What is being asked: Transcribe all of the material below word for word and leave out its pictures.

Supplied material:
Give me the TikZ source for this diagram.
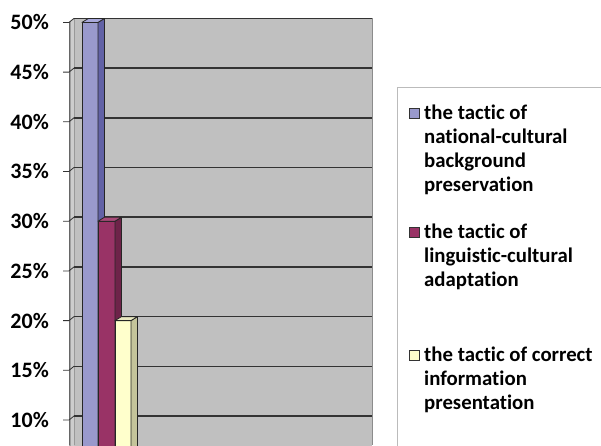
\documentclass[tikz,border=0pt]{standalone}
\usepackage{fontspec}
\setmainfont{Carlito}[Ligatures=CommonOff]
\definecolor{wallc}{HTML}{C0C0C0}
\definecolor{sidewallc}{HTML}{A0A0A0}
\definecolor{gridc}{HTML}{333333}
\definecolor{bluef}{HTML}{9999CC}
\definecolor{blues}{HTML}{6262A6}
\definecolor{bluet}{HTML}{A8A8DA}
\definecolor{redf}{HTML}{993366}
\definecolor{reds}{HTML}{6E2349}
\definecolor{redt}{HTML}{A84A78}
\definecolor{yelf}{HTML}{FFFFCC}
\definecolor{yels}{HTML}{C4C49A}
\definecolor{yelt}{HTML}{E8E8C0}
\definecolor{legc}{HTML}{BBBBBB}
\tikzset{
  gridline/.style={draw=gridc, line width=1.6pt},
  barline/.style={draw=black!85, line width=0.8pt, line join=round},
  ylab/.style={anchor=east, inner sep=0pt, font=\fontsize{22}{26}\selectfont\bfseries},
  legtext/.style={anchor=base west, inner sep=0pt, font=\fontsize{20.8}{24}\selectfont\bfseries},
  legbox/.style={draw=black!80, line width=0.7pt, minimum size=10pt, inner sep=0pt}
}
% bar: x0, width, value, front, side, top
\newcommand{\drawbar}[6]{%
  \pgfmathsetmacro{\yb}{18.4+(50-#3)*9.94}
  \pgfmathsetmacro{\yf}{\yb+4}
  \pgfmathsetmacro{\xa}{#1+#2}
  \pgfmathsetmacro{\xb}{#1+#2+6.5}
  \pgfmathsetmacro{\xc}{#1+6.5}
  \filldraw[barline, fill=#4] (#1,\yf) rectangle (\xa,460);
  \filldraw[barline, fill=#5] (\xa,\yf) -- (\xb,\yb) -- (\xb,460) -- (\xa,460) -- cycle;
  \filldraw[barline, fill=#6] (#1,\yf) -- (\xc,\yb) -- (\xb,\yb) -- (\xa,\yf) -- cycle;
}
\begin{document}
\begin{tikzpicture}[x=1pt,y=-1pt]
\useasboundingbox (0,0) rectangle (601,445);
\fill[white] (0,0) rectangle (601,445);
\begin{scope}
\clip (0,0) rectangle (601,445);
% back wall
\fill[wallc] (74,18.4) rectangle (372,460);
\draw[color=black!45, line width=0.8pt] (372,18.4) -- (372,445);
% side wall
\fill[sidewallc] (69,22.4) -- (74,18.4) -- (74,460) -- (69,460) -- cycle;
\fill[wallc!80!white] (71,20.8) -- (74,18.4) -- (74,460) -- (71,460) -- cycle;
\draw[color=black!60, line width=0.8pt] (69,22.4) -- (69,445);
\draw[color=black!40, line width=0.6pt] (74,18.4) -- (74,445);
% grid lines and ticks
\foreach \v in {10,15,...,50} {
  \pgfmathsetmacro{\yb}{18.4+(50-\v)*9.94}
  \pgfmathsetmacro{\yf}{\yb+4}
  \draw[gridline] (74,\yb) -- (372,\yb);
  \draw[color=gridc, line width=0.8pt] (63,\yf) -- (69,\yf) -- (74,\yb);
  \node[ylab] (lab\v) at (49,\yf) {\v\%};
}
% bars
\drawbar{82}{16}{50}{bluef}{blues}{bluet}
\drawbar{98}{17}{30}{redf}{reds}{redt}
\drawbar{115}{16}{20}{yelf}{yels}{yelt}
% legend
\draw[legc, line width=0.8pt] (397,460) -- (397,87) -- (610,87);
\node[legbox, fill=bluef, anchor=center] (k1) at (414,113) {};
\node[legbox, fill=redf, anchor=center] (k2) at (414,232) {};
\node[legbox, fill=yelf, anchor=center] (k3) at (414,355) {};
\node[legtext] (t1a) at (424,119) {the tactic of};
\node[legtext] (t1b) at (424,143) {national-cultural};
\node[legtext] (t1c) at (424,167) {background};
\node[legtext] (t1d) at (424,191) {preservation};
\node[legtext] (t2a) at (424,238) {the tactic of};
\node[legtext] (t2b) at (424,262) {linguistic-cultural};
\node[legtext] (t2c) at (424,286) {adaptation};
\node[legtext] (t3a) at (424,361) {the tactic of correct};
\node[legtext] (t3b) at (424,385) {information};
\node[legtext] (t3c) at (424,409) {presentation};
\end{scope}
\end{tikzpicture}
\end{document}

The output:
Give me the TikZ source for this diagram.
\documentclass[tikz,border=0pt]{standalone}
\usepackage{fontspec}
\setmainfont{Carlito}[Ligatures=CommonOff]
\definecolor{wallc}{HTML}{C0C0C0}
\definecolor{sidewallc}{HTML}{A0A0A0}
\definecolor{gridc}{HTML}{333333}
\definecolor{bluef}{HTML}{9999CC}
\definecolor{blues}{HTML}{6262A6}
\definecolor{bluet}{HTML}{A8A8DA}
\definecolor{redf}{HTML}{993366}
\definecolor{reds}{HTML}{6E2349}
\definecolor{redt}{HTML}{A84A78}
\definecolor{yelf}{HTML}{FFFFCC}
\definecolor{yels}{HTML}{C4C49A}
\definecolor{yelt}{HTML}{E8E8C0}
\definecolor{legc}{HTML}{BBBBBB}
\tikzset{
  gridline/.style={draw=gridc, line width=1.6pt},
  barline/.style={draw=black!85, line width=0.8pt, line join=round},
  ylab/.style={anchor=east, inner sep=0pt, font=\fontsize{22}{26}\selectfont\bfseries},
  legtext/.style={anchor=base west, inner sep=0pt, font=\fontsize{20.8}{24}\selectfont\bfseries},
  legbox/.style={draw=black!80, line width=0.7pt, minimum size=10pt, inner sep=0pt}
}
% bar: x0, width, value, front, side, top
\newcommand{\drawbar}[6]{%
  \pgfmathsetmacro{\yb}{18.4+(50-#3)*9.94}
  \pgfmathsetmacro{\yf}{\yb+4}
  \pgfmathsetmacro{\xa}{#1+#2}
  \pgfmathsetmacro{\xb}{#1+#2+6.5}
  \pgfmathsetmacro{\xc}{#1+6.5}
  \filldraw[barline, fill=#4] (#1,\yf) rectangle (\xa,460);
  \filldraw[barline, fill=#5] (\xa,\yf) -- (\xb,\yb) -- (\xb,460) -- (\xa,460) -- cycle;
  \filldraw[barline, fill=#6] (#1,\yf) -- (\xc,\yb) -- (\xb,\yb) -- (\xa,\yf) -- cycle;
}
\begin{document}
\begin{tikzpicture}[x=1pt,y=-1pt]
\useasboundingbox (0,0) rectangle (601,445);
\fill[white] (0,0) rectangle (601,445);
\begin{scope}
\clip (0,0) rectangle (601,445);
% back wall
\fill[wallc] (74,18.4) rectangle (372,460);
\draw[color=black!45, line width=0.8pt] (372,18.4) -- (372,445);
% side wall
\fill[sidewallc] (69,22.4) -- (74,18.4) -- (74,460) -- (69,460) -- cycle;
\fill[wallc!80!white] (71,20.8) -- (74,18.4) -- (74,460) -- (71,460) -- cycle;
\draw[color=black!60, line width=0.8pt] (69,22.4) -- (69,445);
\draw[color=black!40, line width=0.6pt] (74,18.4) -- (74,445);
% grid lines and ticks
\foreach \v in {10,15,...,50} {
  \pgfmathsetmacro{\yb}{18.4+(50-\v)*9.94}
  \pgfmathsetmacro{\yf}{\yb+4}
  \draw[gridline] (74,\yb) -- (372,\yb);
  \draw[color=gridc, line width=0.8pt] (63,\yf) -- (69,\yf) -- (74,\yb);
  \node[ylab] (lab\v) at (49,\yf) {\v\%};
}
% bars
\drawbar{82}{16}{50}{bluef}{blues}{bluet}
\drawbar{98}{17}{30}{redf}{reds}{redt}
\drawbar{115}{16}{20}{yelf}{yels}{yelt}
% legend
\draw[legc, line width=0.8pt] (397,460) -- (397,87) -- (610,87);
\node[legbox, fill=bluef, anchor=center] (k1) at (414,113) {};
\node[legbox, fill=redf, anchor=center] (k2) at (414,232) {};
\node[legbox, fill=yelf, anchor=center] (k3) at (414,355) {};
\node[legtext] (t1a) at (424,119) {the tactic of};
\node[legtext] (t1b) at (424,143) {national-cultural};
\node[legtext] (t1c) at (424,167) {background};
\node[legtext] (t1d) at (424,191) {preservation};
\node[legtext] (t2a) at (424,238) {the tactic of};
\node[legtext] (t2b) at (424,262) {linguistic-cultural};
\node[legtext] (t2c) at (424,286) {adaptation};
\node[legtext] (t3a) at (424,361) {the tactic of correct};
\node[legtext] (t3b) at (424,385) {information};
\node[legtext] (t3c) at (424,409) {presentation};
\end{scope}
\end{tikzpicture}
\end{document}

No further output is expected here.